The last few weeks have been a fairly non-stop rollercoaster, both physically and emotionally. Even just factoring my life into things, its been hectic. My grandfather’s death was sudden but peaceful – he’d just reached the end of his journey – but the four days of his decline were made worse by the sheer distance between where we lived, and I wasn’t able to say a final goodbye. At the same time, the library restructure has been rumbling along during one of our busiest times of year. I’d contend that either of these stresses would be manageable although difficult on their own. Together, well then things start to creak.
While the funeral arrangements were being made, we were on holiday. Although Disneyland Paris was an amazing place and we had a great time, the relative stress of engaging multiple languages and generally being around many, many people with different ideas of what constitutes personal space was very draining. At least the train journeys were relatively calm and easy, except where TFL were involved.
And then we have last week. We drove up to Blackpool for the funeral to keep some flexibility of movement, and straight into the water contamination problems they’re still experiencing in the area. The funeral and aftermath were as emotionally charged as you might expect – though fortunately my family are genial drunks when they get together, so other than rambling stories and the occasional bout of falling over things were pleasant enough. You know: for a funeral.
We drove back gently enough, stopping in on the way to visit our favourite Pixie at PhoenixxRising. That was a lovely moment of calm, despite the Blackburn roadworks, and much needed. Once we were home, there was a quick turnaround, a brief morning of getting the Charleesi’s exam results (even though we knew she’d do well, there was still the stress of waiting for them), and we were back on the road.

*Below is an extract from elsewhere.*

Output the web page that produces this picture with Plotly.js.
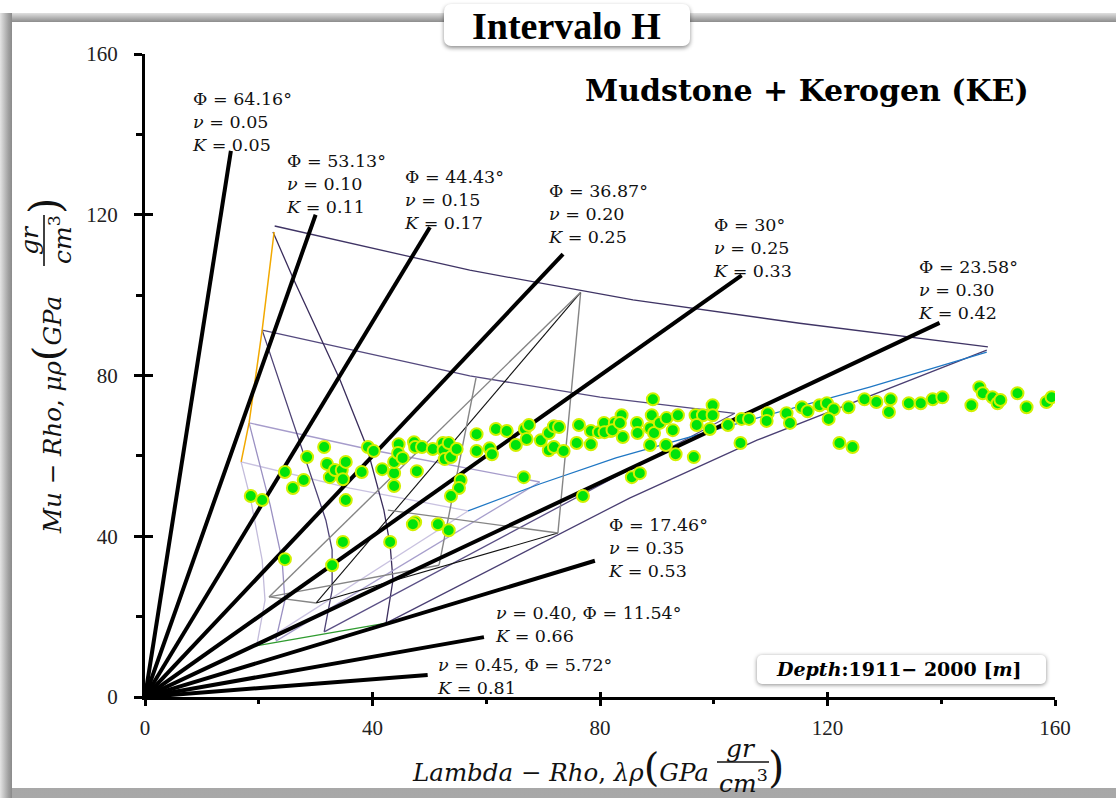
<!DOCTYPE html>
<html>
<head>
<meta charset="utf-8">
<script src="https://cdn.plot.ly/plotly-3.0.1.min.js"></script>
<style>
html,body{margin:0;padding:0;background:#fff;}
#wrap{position:relative;width:1116px;height:798px;overflow:hidden;background:#fff;}
#frame{position:absolute;left:0;top:13px;width:1116px;height:785px;
  background:linear-gradient(to bottom,#e0e0e0 0px,#8c8c8c 9px,#a8a8a8 100%);}
#frameL{position:absolute;left:0;top:13px;width:12px;height:785px;
  background:linear-gradient(to right,#e4e4e4,#a0a0a0 70%,#8a8a8a);}
#inner{position:absolute;left:12px;top:22px;right:0px;bottom:10px;background:#fff;}
#titlebox{position:absolute;left:444px;top:4px;width:246px;height:42px;background:#fff;
  border-radius:7px;box-shadow:0 2px 4px rgba(0,0,0,0.45);}
#depthbox{position:absolute;left:757px;top:655px;width:289px;height:29px;background:#fff;
  border-radius:5px;box-shadow:0 1px 4px rgba(0,0,0,0.45);}
#plot{position:absolute;left:0;top:0;width:1116px;height:798px;}
</style>
</head>
<body>
<div id="wrap">
  <div id="frame"></div>
  <div id="frameL"></div>
  <div id="inner"></div>
  <div id="titlebox"></div>
  <div id="depthbox"></div>
  <div id="plot"></div>
</div>
<script>
// ---------------- measured samples (Lambda-Rho, Mu-Rho) ----------------
const lambdaRho = [18.6,20.6,24.6,26.0,27.9,28.5,31.5,32.0,32.5,33.4,34.6,35.3,34.8,35.3,38.1,39.2,40.2,41.7,43.8,43.8,
  43.8,44.6,44.5,45.3,47.3,47.5,48.7,47.8,50.6,52.4,52.5,53.4,52.7,53.8,54.8,55.5,55.2,53.8,58.3,58.3,
  60.6,61.0,61.7,63.6,65.2,66.8,67.5,67.1,66.6,69.6,71.0,71.9,72.8,71.0,71.9,73.6,76.3,75.9,78.4,78.4,
  79.8,80.7,81.9,82.6,77.0,47.5,47.1,51.5,53.4,24.6,32.9,34.8,43.1,80.8,82.2,83.8,83.5,84.0,86.5,86.6,
  89.1,89.3,88.8,89.5,90.5,91.7,93.7,92.8,88.8,91.6,93.3,96.5,96.8,98.1,97.0,99.8,99.8,99.3,102.5,104.9,
  106.2,104.7,109.5,109.3,112.8,113.4,115.5,116.5,118.6,119.9,121.1,120.2,122.1,124.4,123.7,126.5,128.6,131.1,130.8,134.3,
  136.4,138.5,140.2,145.3,146.7,147.3,149.0,149.9,150.4,153.4,155.0,158.5,159.4,85.6,87.0];
const muRho = [50.0,49.0,56.0,52.0,54.0,59.7,62.2,58.0,54.7,56.5,56.5,58.5,54.2,49.0,56.0,62.2,61.2,56.7,55.7,52.5,
  58.5,62.9,60.7,59.5,63.4,62.2,62.2,56.2,61.7,63.2,61.4,63.2,59.2,59.7,61.7,54.0,52.0,50.0,65.4,61.2,
  61.9,60.4,66.7,66.2,62.7,66.7,67.7,64.2,54.7,63.9,65.7,67.4,67.2,61.4,62.2,61.2,67.7,63.2,66.2,62.9,
  65.9,68.2,66.2,68.2,50.0,43.5,43.0,43.0,41.5,34.3,32.8,38.6,38.6,65.9,66.4,70.1,68.2,64.7,68.2,65.7,
  70.1,74.1,66.9,65.7,68.2,69.4,70.1,66.4,62.7,62.7,60.4,59.7,70.1,70.1,67.7,72.6,70.1,66.7,67.7,69.2,
  69.2,63.2,70.6,68.7,70.6,68.2,72.1,71.1,72.6,73.1,71.6,69.2,63.2,62.2,72.1,74.1,73.4,74.1,70.9,73.1,
  73.1,74.1,74.6,72.6,77.1,75.6,74.6,73.1,73.9,75.6,72.1,73.4,74.6,54.7,55.7];

// ---------------- Poisson-ratio reference lines ----------------
const nuLabels = ["Φ = 64.16°<br><i>ν</i> = 0.05<br><i>K</i> = 0.05",
  "Φ = 53.13°<br><i>ν</i> = 0.10<br><i>K</i> = 0.11",
  "Φ = 44.43°<br><i>ν</i> = 0.15<br><i>K</i> = 0.17",
  "Φ = 36.87°<br><i>ν</i> = 0.20<br><i>K</i> = 0.25",
  "Φ = 30°<br><i>ν</i> = 0.25<br><i>K</i> = 0.33",
  "Φ = 23.58°<br><i>ν</i> = 0.30<br><i>K</i> = 0.42",
  "Φ = 17.46°<br><i>ν</i> = 0.35<br><i>K</i> = 0.53",
  "<i>ν</i> = 0.40, Φ = 11.54°<br><i>K</i> = 0.66",
  "<i>ν</i> = 0.45, Φ = 5.72°<br><i>K</i> = 0.81"];
const nuLineEndLambda = [15.1, 30.0, 50.1, 73.5, 104.9, 139.7, 79.1, 59.6, 49.7];
const nuLineEndMu     = [135.9, 120.0, 116.9, 110.2, 104.9, 93.1, 33.9, 14.9, 5.5];
const nuLabelLambda   = [7.9, 24.4, 45.2, 70.5, 99.6, 135.5, 81.0, 61.2, 51.0];
const nuLabelMu       = [151.8, 136.4, 132.4, 128.9, 120.5, 110.0, 45.8, 23.9, 11.0];

// ---------------- template (Mudstone + Kerogen) curves ----------------
const tplTopX = [22.8, 57.1, 85.8, 115.1, 148.2];
const tplTopY = [117.2, 106.2, 98.8, 93.0, 87.1];
const tpl2X = [20.6, 57.1, 80.0, 103.7];
const tpl2Y = [91.3, 79.9, 74.6, 70.6];
const tpl3X = [18.3, 40.1, 69.4];
const tpl3Y = [68.2, 61.4, 53.5];
const tpl4X = [16.9, 36.0, 56.8];
const tpl4Y = [58.5, 52.0, 46.3];
const tplBlueX = [56.8, 69.4, 82.8, 106.3, 127.4, 148.0];
const tplBlueY = [46.3, 53.0, 59.5, 68.9, 77.1, 85.8];
const tplOrangeX = [22.7, 20.6, 18.3, 16.9];
const tplOrangeY = [115.7, 91.3, 68.2, 58.5];
const tplC1X = [22.5, 26.2, 34.3, 39.0, 42.0, 43.1, 43.6, 42.9, 42.4];
const tplC1Y = [115.7, 103.7, 78.9, 62.2, 46.5, 37.8, 29.1, 22.9, 18.4];
const tplC2X = [20.6, 29.5, 31.8, 32.9, 32.9, 31.5];
const tplC2Y = [91.3, 54.0, 44.0, 36.6, 26.6, 16.2];
const tplC3X = [18.3, 22.0, 24.1, 24.6, 23.0];
const tplC3Y = [68.2, 47.8, 34.1, 24.1, 14.2];
const tplC4X = [16.9, 18.6, 20.6, 21.1, 19.7];
const tplC4Y = [58.5, 49.0, 34.1, 24.1, 13.2];
const tplGreenX = [19.5, 42.4];
const tplGreenY = [12.7, 18.4];
const tplB1X = [42.4, 85.2, 107.6, 148.0];
const tplB1Y = [18.4, 49.5, 63.9, 86.3];
const tplB2X = [31.5, 103.7];
const tplB2Y = [16.2, 70.6];
const tplB3X = [23.0, 69.4];
const tplB3Y = [13.9, 53.5];
const tplB4X = [19.9, 56.8];
const tplB4Y = [12.9, 46.3];

// ---------------- inner grey / black template ----------------
const greyA  = [76.6, 100.7];
const greyR  = [72.6, 40.8];
const greyL  = [30.1, 23.4];
const greyLL = [21.8, 24.9];
const greyA2 = [58.2, 79.4];
const greyR2 = [51.7, 32.8];
const greyM  = [42.7, 46.5];

const traces = [];
function line(xs, ys, color, width){
  traces.push({type:'scatter', mode:'lines', x:xs, y:ys, hoverinfo:'skip', showlegend:false,
    line:{color:color, width:width}});
}
function seg(p, q, color, width){ line([p[0], q[0]], [p[1], q[1]], color, width); }

line(tplTopX, tplTopY, '#3f3465', 1.3);
line(tpl2X, tpl2Y, '#54497e', 1.3);
line(tpl3X, tpl3Y, '#a69ccb', 1.3);
line(tpl4X, tpl4Y, '#c9c2e0', 1.3);
line(tplC1X, tplC1Y, '#3a2d5c', 1.3);
line(tplC2X, tplC2Y, '#4d4275', 1.3);
line(tplC3X, tplC3Y, '#9a90c2', 1.3);
line(tplC4X, tplC4Y, '#c3bcdb', 1.3);
line(tplB1X, tplB1Y, '#4a3f73', 1.3);
line(tplB2X, tplB2Y, '#5a4f85', 1.3);
line(tplB3X, tplB3Y, '#a79fcc', 1.3);
line(tplB4X, tplB4Y, '#c9c2e0', 1.3);
line(tplBlueX, tplBlueY, '#1f77c4', 1.3);
line(tplOrangeX, tplOrangeY, '#f2a900', 1.5);
line(tplGreenX, tplGreenY, '#2e9b2e', 1.3);

seg(greyA, greyR, '#858585', 1.4);
seg(greyR, greyL, '#111111', 1.1);
seg(greyA, greyL, '#111111', 1.1);
seg(greyA, greyLL, '#858585', 1.4);
seg(greyA2, greyR2, '#858585', 1.4);
seg(greyR2, greyLL, '#858585', 1.4);
seg(greyM, greyR, '#858585', 1.4);
seg(greyLL, greyL, '#858585', 1.4);

for (let i = 0; i < nuLineEndLambda.length; i++) {
  line([0, nuLineEndLambda[i]], [0, nuLineEndMu[i]], '#000000', 4);
}

traces.push({type:'scatter', mode:'markers', x:lambdaRho, y:muRho, hoverinfo:'skip', showlegend:false,
  marker:{size:12, color:'#00e30b', line:{color:'#d2f000', width:2}}});

// ---------------- annotations ----------------
const serif = 'DejaVu Serif, Liberation Serif, serif';
const ann = [];
for (let i = 0; i < nuLabels.length; i++) {
  ann.push({x:nuLabelLambda[i], y:nuLabelMu[i], xref:'x', yref:'y', xanchor:'left', yanchor:'top',
    text:nuLabels[i], showarrow:false, align:'left', font:{family:serif, size:17.5, color:'#111'}});
}
function pa(px, py){ return {x:(px-145)/910, y:(697-py)/643, xref:'paper', yref:'paper', showarrow:false}; }

ann.push(Object.assign(pa(566,26), {text:'<b>Intervalo H</b>', xanchor:'center', yanchor:'middle',
  font:{family:'Liberation Serif, serif', size:38, color:'#000'}}));
ann.push(Object.assign(pa(807,90), {text:'<b>Mudstone + Kerogen (KE)</b>', xanchor:'center', yanchor:'middle',
  font:{family:'DejaVu Serif, serif', size:30, color:'#000'}}));
ann.push(Object.assign(pa(898,669), {text:'<b><i>Depth</i>:1911− 2000 [<i>m</i>]</b>', xanchor:'center', yanchor:'middle',
  font:{family:'DejaVu Serif, serif', size:19, color:'#000'}}));

// x axis title (with fraction)
ann.push(Object.assign(pa(410,767), {text:'<i>Lambda</i> − <i>Rho</i>, <i>λρ</i><span style="font-size:40px">(</span><i>GPa</i>',
  xanchor:'left', yanchor:'middle', font:{family:serif, size:24.5, color:'#111'}}));
ann.push(Object.assign(pa(741,748), {text:'<i>gr</i>', xanchor:'center', yanchor:'middle', font:{family:serif, size:25, color:'#111'}}));
ann.push(Object.assign(pa(743,781), {text:'<i>cm</i><sup>3</sup>', xanchor:'center', yanchor:'middle', font:{family:serif, size:25, color:'#111'}}));
ann.push(Object.assign(pa(776,767), {text:')', xanchor:'center', yanchor:'middle', font:{family:serif, size:42, color:'#111'}}));

// y axis title (rotated, with fraction)
ann.push(Object.assign(pa(47,536), {text:'<i>Mu</i> − <i>Rho</i>, <i>μρ</i><span style="font-size:40px">(</span><i>GPa</i>',
  xanchor:'center', yanchor:'bottom', textangle:-90, font:{family:serif, size:24.5, color:'#111'}}));
ann.push(Object.assign(pa(29,240), {text:'<i>gr</i>', xanchor:'center', yanchor:'middle', textangle:-90, font:{family:serif, size:25, color:'#111'}}));
ann.push(Object.assign(pa(60,240), {text:'<i>cm</i><sup>3</sup>', xanchor:'center', yanchor:'middle', textangle:-90, font:{family:serif, size:25, color:'#111'}}));
ann.push(Object.assign(pa(46,206), {text:')', xanchor:'center', yanchor:'middle', textangle:-90, font:{family:serif, size:42, color:'#111'}}));

const shapes = [
  {type:'line', xref:'paper', yref:'paper', x0:(717-145)/910, x1:(769-145)/910, y0:(697-762)/643, y1:(697-762)/643, line:{color:'#111', width:1.6}},
  {type:'line', xref:'paper', yref:'paper', x0:(44-145)/910, x1:(44-145)/910, y0:(697-215)/643, y1:(697-266)/643, line:{color:'#111', width:1.6}}
];

const tickFont = {family:'Liberation Serif, serif', size:21, color:'#222'};
const layout = {
  width:1116, height:798,
  margin:{l:145, r:61, t:54, b:101},
  paper_bgcolor:'rgba(0,0,0,0)', plot_bgcolor:'rgba(0,0,0,0)',
  showlegend:false,
  xaxis:{range:[0,160], dtick:40, tick0:0, showgrid:false, zeroline:false, showline:true, linewidth:3, linecolor:'#000',
    ticks:'outside', ticklen:6, tickwidth:3, tickcolor:'#000', tickfont:tickFont, ticklabelstandoff:4,
    minor:{dtick:20, ticks:'outside', ticklen:4, tickwidth:3, tickcolor:'#000'}},
  yaxis:{range:[0,160], dtick:40, tick0:0, showgrid:false, zeroline:false, showline:true, linewidth:3, linecolor:'#000',
    ticks:'outside', ticklen:8, tickwidth:3, tickcolor:'#000', tickfont:tickFont, ticklabelstandoff:12,
    minor:{dtick:20, ticks:'outside', ticklen:6, tickwidth:3, tickcolor:'#000'}},
  xaxis2:{range:[0,160], overlaying:'x', anchor:'y', side:'bottom', dtick:40, tick0:0, showgrid:false, zeroline:false,
    showline:false, ticks:'inside', ticklen:5, tickwidth:3, tickcolor:'#000', showticklabels:false},
  yaxis2:{range:[0,160], overlaying:'y', anchor:'x', side:'left', dtick:40, tick0:0, showgrid:false, zeroline:false,
    showline:false, ticks:'inside', ticklen:8, tickwidth:3, tickcolor:'#000', showticklabels:false},
  annotations:ann,
  shapes:shapes
};
traces.push({type:'scatter', mode:'markers', x:[], y:[], xaxis:'x2', yaxis:'y2', hoverinfo:'skip', showlegend:false});
Plotly.newPlot('plot', traces, layout, {staticPlot:true, displayModeBar:false});
</script>
</body>
</html>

Now, while there weren’t any water restrictions in Hartlepool, we did find pretty much every roadwork between there and London. Exhaustion was already beckoning. I was the sole usher at the church (the other usher having been promoted to Best Man at the last moment, for reasons that were never explained and from the unspoken grumblings I’m probably better off not knowing). Lady M was chief bridesmaid, and walked her sister down the aisle so that her father (who has mobility issues following a major road traffic incident a few years back) could be involved at the front without risking a fall.
Lady M’s sister has Type 2 Neurofibromitosis, and has also recently been diagnosed with Multiple Sclerosis. The two conditions are interacting with each other aggressively, so she has recently had to start using a walking stick as well. The church made plenty of adaptations (chairs, getting the bride and groom to sit as much as possible during the service) so this wasn’t a huge problem in terms of the flow of the day, but it was still hard for Lady M to see her sister, and by extension it was upsetting for me too. We made the absolute best of it, and steered my parents through some cultural aspects as we went “No mother, don’t start calling everyone ‘pet'”.
We found all the roadworks and the rain on the way back South the next morning. We got home and things started to fall apart. We both suffer, to greater or lesser degrees, from mood swings as part of our respective condition, as does Lady P – and normally one or more of us is in a reasonably good place when someone else is down, and so is able to support, cajole or otherwise kick the appropriate person up the rear end when they’re on a low mood swing. This week, between travel, exhaustion, grief, work and everything else, we all hit a low point at the same time.
So, we’re all retreating a bit, and trying to look out for each other while also fighting our demons and getting our heads straight, oh and getting back to work too. I’ve likened the experience to running along a building, turning a corner and going smack bang into scaffolding. It has hurt, but we’re picking our way through to get back on our feet.
And now it’s payday, I can afford a couple of treats, and I’ve just replaced Lady M’s Hudl with a Hudl2. My gift to myself has been a Bluetooth keyboard and case for my own tablet – and I’ve just written this blog on it. It seems to be working perfectly, which is nice. A new month beckons, with new prospects, options, and hope. What’s the worst that could happen?